A scientist who took part in pioneering the development of Glucagon-like Peptide-1 medications like Ozempic and Wegovy is revealing why many people will likely give up the drugs after just a couple of years. Glucagon-like Peptide-1 (GLP-1) is a hormone utilized in the treatment of type 2 diabetes and obesity, as it works in the brain to impact satiety by signalling the pancreas to increase the production of insulin and making the body more efficient at processing sugars. 

In recent months, semaglutide — a GLP-1 receptor agonist sold under the brand names Ozempic and Wegovy — has been trending on social media as some people in Hollywood circles have used it for weight loss, despite not having diabetes or clinical obesity.

In an interview with Wired, Jens Juul Holst — a scientist who was awarded the Warren Alpert Foundation Prize in 2021 for his work discovering and developing treatments based on the GLP-1 hormone — explained that while the medications are effective, he thinks it’s unlikely that people will want to stay on the drugs for more than two years.

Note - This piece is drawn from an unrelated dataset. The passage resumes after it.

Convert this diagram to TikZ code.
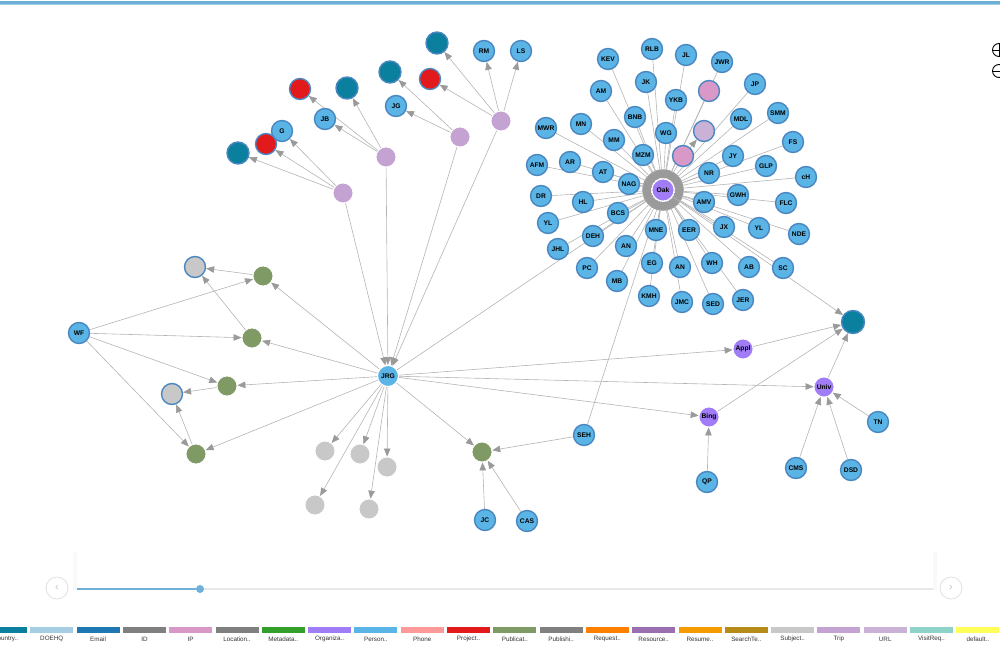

“What happens is that you lose your appetite and also the pleasure of eating, and so I think there’s a price to be paid when you do that,” Holst, professor in the Department of Biomedical Sciences at the University of Copenhagen, explained. “If you like food, then that pleasure is gone. The craving for food for some people is taken away when they take GLP-1 drugs.”

“So you don’t eat through GLP-1 therapy because you’ve lost interest in food,” he continued. “That may eventually be a problem, that once you’ve been on this for a year or two, life is so miserably boring that you can’t stand it any longer and you have to go back to your old life.”

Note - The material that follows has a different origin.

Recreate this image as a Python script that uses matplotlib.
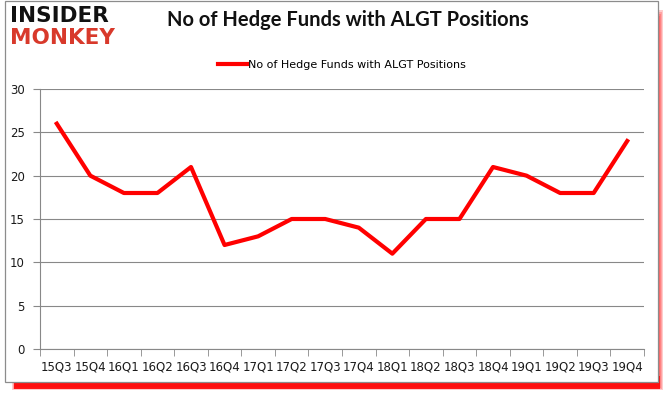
from matplotlib import pyplot as plt
from matplotlib.patches import Rectangle

quarters = ['15Q3', '15Q4', '16Q1', '16Q2', '16Q3', '16Q4', '17Q1', '17Q2',
            '17Q3', '17Q4', '18Q1', '18Q2', '18Q3', '18Q4', '19Q1', '19Q2',
            '19Q3', '19Q4']
funds = [26, 20, 18, 18, 21, 12, 13, 15, 15, 14, 11, 15, 15, 21, 20, 18, 18, 24]
y_ticks = [0, 5, 10, 15, 20, 25, 30]
series_name = 'No of Hedge Funds with ALGT Positions'


def px_rect(x0, y0, x1, y1, **kw):
    W, H = 665, 393
    return Rectangle((x0 / W, 1 - y1 / H), (x1 - x0) / W, (y1 - y0) / H, **kw)


def main():
    fig = plt.figure(figsize=(6.65, 3.93), dpi=100)

    # soft shadow on the right, strong red band at the bottom
    for k in range(4):
        fig.patches.append(px_rect(12 + k, 10 + 2 * k, 663 - k, 390 - k,
                                   transform=fig.transFigure,
                                   facecolor='#ff0000', edgecolor='none',
                                   alpha=0.2, zorder=0))
    fig.patches.append(px_rect(14, 376, 660, 389, transform=fig.transFigure,
                               facecolor='#ff0000', edgecolor='none',
                               alpha=0.85, zorder=0))
    fig.patches.append(px_rect(5, 1, 658, 382, transform=fig.transFigure,
                               facecolor='white', edgecolor='#8c8c8c',
                               linewidth=0.9, zorder=1))

    W, H = 665, 393
    ax = fig.add_axes([40 / W, 1 - 349 / H, 604 / W, 260 / H])
    ax.set_zorder(2)
    ax.patch.set_alpha(0)
    x = list(range(len(quarters)))
    ax.plot(x, funds, color='#ff0000', linewidth=3, label=series_name)
    ax.set_xlim(-0.5, len(quarters) - 0.5)
    ax.set_ylim(0, 30)
    ax.set_yticks(y_ticks)
    ax.set_xticks(x)
    ax.set_xticklabels(quarters)
    ax.set_xticks([i - 0.5 for i in range(len(quarters) + 1)], minor=True)
    ax.tick_params(axis='x', which='major', length=0, pad=8,
                   labelsize=8.5, labelcolor='#1a1a1a')
    ax.tick_params(axis='x', which='minor', length=5, color='#888888')
    ax.tick_params(axis='y', length=5, color='#888888', pad=6,
                   labelsize=8.5, labelcolor='#1a1a1a')
    ax.grid(axis='y', color='#888888', linewidth=0.8)
    ax.set_axisbelow(True)
    for side in ['top', 'right']:
        ax.spines[side].set_visible(False)
    for side in ['left', 'bottom']:
        ax.spines[side].set_color('#888888')
        ax.spines[side].set_linewidth(0.8)

    ax.legend(loc='lower center', bbox_to_anchor=(0.5, 1.035), frameon=False,
              fontsize=8, handlelength=2.6, handletextpad=0.1)

    fig.text(348 / W, 1 - 20 / H, 'No of Hedge Funds with ALGT Positions',
             ha='center', va='center', fontsize=14.5, fontweight='bold',
             family='Lato', color='#111111', zorder=3)
    fig.text(10 / W, 1 - 16 / H, 'INSIDER', fontsize=15.5, fontweight='heavy',
             family='DejaVu Sans', color='#111111', va='center', zorder=3)
    fig.text(10 / W, 1 - 38 / H, 'MONKEY', fontsize=15.5, fontweight='heavy',
             family='DejaVu Sans', color='#d8392b', va='center', zorder=3)

    fig.savefig('out.png', dpi=100)


if __name__ == '__main__':
    main()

Holst added that medications like Ozempic and Wegovy have been on the market since 2005, and studies have shown that people don’t stay on them for a long time. 

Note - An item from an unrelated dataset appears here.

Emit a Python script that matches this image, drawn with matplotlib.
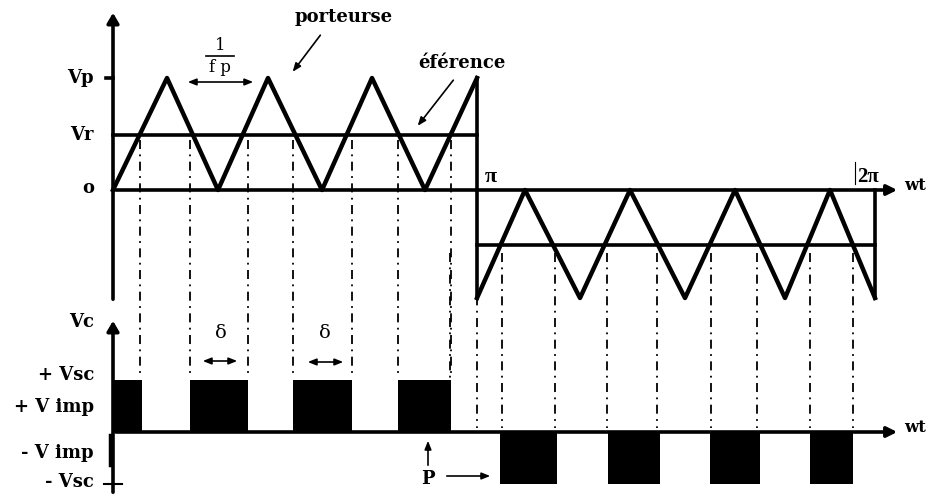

“It’s just like every other drug, they don’t stay on it for many reasons,” he told the outlet, noting that even those who return to the drugs after stopping them are still unlikely to stay on them. “It’s simply because something happens that makes you uninterested in going on.” 

“Maybe you think everything is alright now, and then it turns out later that it is not alright and maybe you come back on the therapy. But I don’t see that a huge part of the population will be put on Wegovy and will stay on Wegovy for the rest of their lives — I simply don’t see that picture, because this hasn’t happened with other GLP-1 drugs,” he added.

According to sources who previously spoke to Ania Jastreboff M.D., PhD., an obesity medicine physician scientist at Yale, about Ozempic, Wegovy and the rebound weight gain that can occur if the medication is stopped. She explained that those who use these drugs have to continue taking the medications if they want to maintain the weight loss because diabetes and obesity are chronic conditions.

“If you have a patient who has high blood pressure, they have hypertension, and you start them on an antihypertensive medication, and their blood pressure improves, what would happen if you stopped that medication? Well, their blood pressure would go back up — and we’re not surprised. It’s the same with anti-obesity medications,” Jastreboff said.